Operator: Our next question comes from Nicole DeBlase with Deutsche Bank. Please go ahead.
Nicole DeBlase: Good morning everyone.
Beth Wozniak: Good morning.
Sara Zawoyski: Good morning.
Nicole DeBlase: Maybe we could continue with Thermal. From a margin perspective, pretty impressive performance up year-on-year with down sales in the quarter. I guess how should we think through the rest of the year? Is that — is that sustainable? And then I know you guys have [co-work] (ph) into doing some restructuring in that business as sales have been weak. What can incrementals look like once organic growth does turn positive?
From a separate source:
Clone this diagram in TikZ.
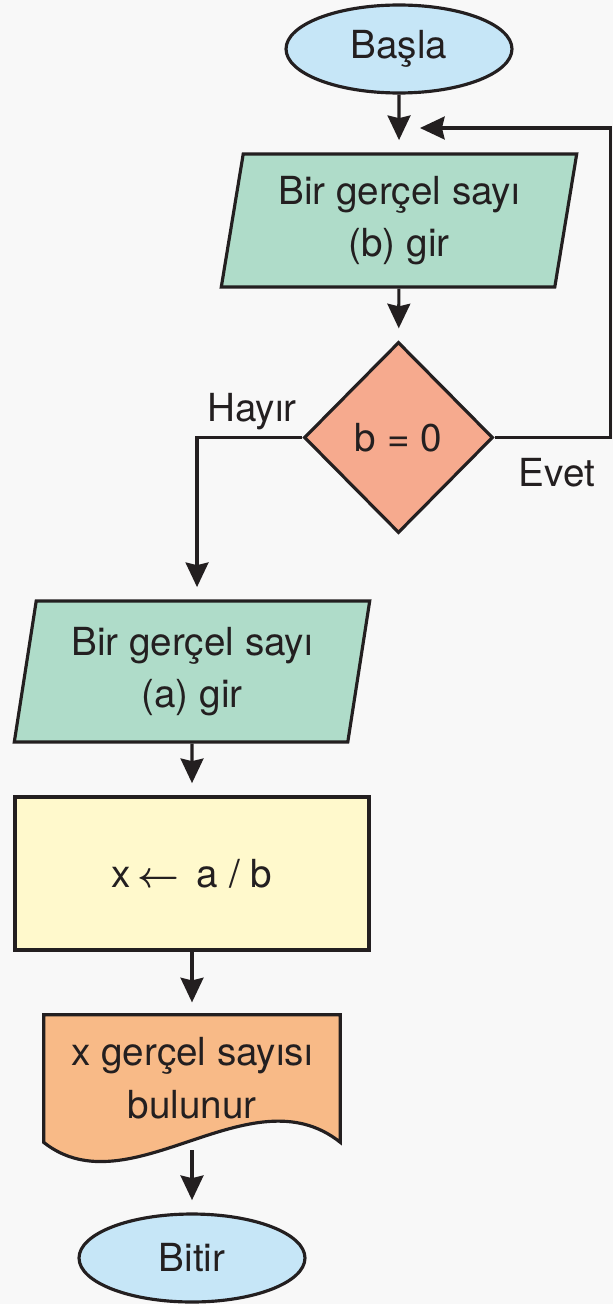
\documentclass[tikz,border=0pt]{standalone}
\usepackage{fontspec}
\setmainfont{TeX Gyre Heros}
\usetikzlibrary{arrows.meta,shapes.geometric}

\definecolor{ink}{HTML}{231F20}
\definecolor{bgc}{HTML}{F8F8F8}
\definecolor{termblue}{HTML}{C6E6F7}
\definecolor{ingreen}{HTML}{AFDCC9}
\definecolor{decsalmon}{HTML}{F6AA8E}
\definecolor{procyellow}{HTML}{FFF9CC}
\definecolor{outorange}{HTML}{F8BA87}

\pgfdeclarelayer{bg}
\pgfsetlayers{bg,main}

\begin{document}
\begin{tikzpicture}[
  x=0.02cm, y=-0.02cm,
  >={Stealth[length=14pt,width=13pt,inset=1.5pt]},
  every node/.style={font=\fontsize{22}{30}\selectfont, text=ink},
  ln/.style={draw=ink, line width=1.8pt},
  conn/.style={->, ln, shorten >=7pt},
  term/.style={ellipse, ln, fill=termblue, minimum width=4.52cm, minimum height=1.76cm},
  inbox/.style={trapezium, trapezium left angle=80, trapezium right angle=100, trapezium stretches,
    ln, fill=ingreen, align=center, minimum width=7.12cm, minimum height=2.66cm},
  dec/.style={diamond, aspect=1, ln, fill=decsalmon, inner sep=0pt, minimum width=3.78cm, minimum height=3.82cm},
  proc/.style={rectangle, ln, fill=procyellow, minimum width=7.08cm, minimum height=3.06cm},
  outdoc/.style={rectangle, align=center, minimum width=5.92cm, minimum height=2.54cm}
]
\begin{pgfonlayer}{bg}
\fill[bgc] (0,0) rectangle (613,1304);
\end{pgfonlayer}
\useasboundingbox (0,0) rectangle (613,1304);

\node[term] (start) at (399,49) {Başla};
\node[inbox] (inb) at (399,220.5) {Bir gerçel sayı\\(b) gir};
\node[dec] (test) at (398.5,437.5) {b = 0};
\node[inbox, minimum height=2.82cm] (ina) at (192,671.5) {Bir gerçel sayı\\(a) gir};
\node[proc] (calc) at (192,873.5) {x\,{\boldmath$\leftarrow$}\, a / b};
\node[outdoc] (out) at (192,1078.5) {x gerçel sayısı\\bulunur};
\node[term] (stop) at (192,1258) {Bitir};
\coordinate (back) at (420,128);

\node (no) at (252,412) {Hayır};
\node (yes) at (557,473) {Evet};

% document shape behind its text
\begin{pgfonlayer}{bg}
\draw[ln, fill=outorange] (out.north west) -- (out.north east) -- (out.south east)
  .. controls +(-90,-72) and +(86,68) .. (out.south west) -- cycle;
\end{pgfonlayer}

\draw[conn] (start) -- (inb);
\draw[conn] (inb) -- (test);
\draw[->, ln] (test.east) -- ++(116,0) |- (back);
\draw[conn] (test.west) -| ([xshift=0.1cm]ina.north);
\draw[conn] (ina) -- (calc);
\draw[conn] (calc) -- (out);
\draw[conn] ([yshift=-0.16cm]out.south) -- (stop);
\end{tikzpicture}
\end{document}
Sara Zawoyski: I’ll maybe start with just the overall incremental question. So we were pleased with the incrementals in Q1 at 33%. And overall, we continue to believe that our business with the strong growth profile, value proposition and margins that in a more normal environment, those incrementals will look like plus 30%. And then I think your question was on the thermal management in terms from a return on sales perspective. I would just start by saying, I think the team has done an excellent job of managing that cost structure, managing the price cost equation and really pleased with that overall Q1 return on sales performance. We wouldn’t expect that same level of year-over-year ROS expansion here in Q2, in the back half in part because of the projects that Beth talked about, I mean, we pointed out in Q1, they were benefiting from some favorable mix on the product side.
But as that top line returns to growth, and some of that’s going to be projects, which still comes at good margins, but not quite as good as the product side that’s going to impact that year-over-year return on sales perspective.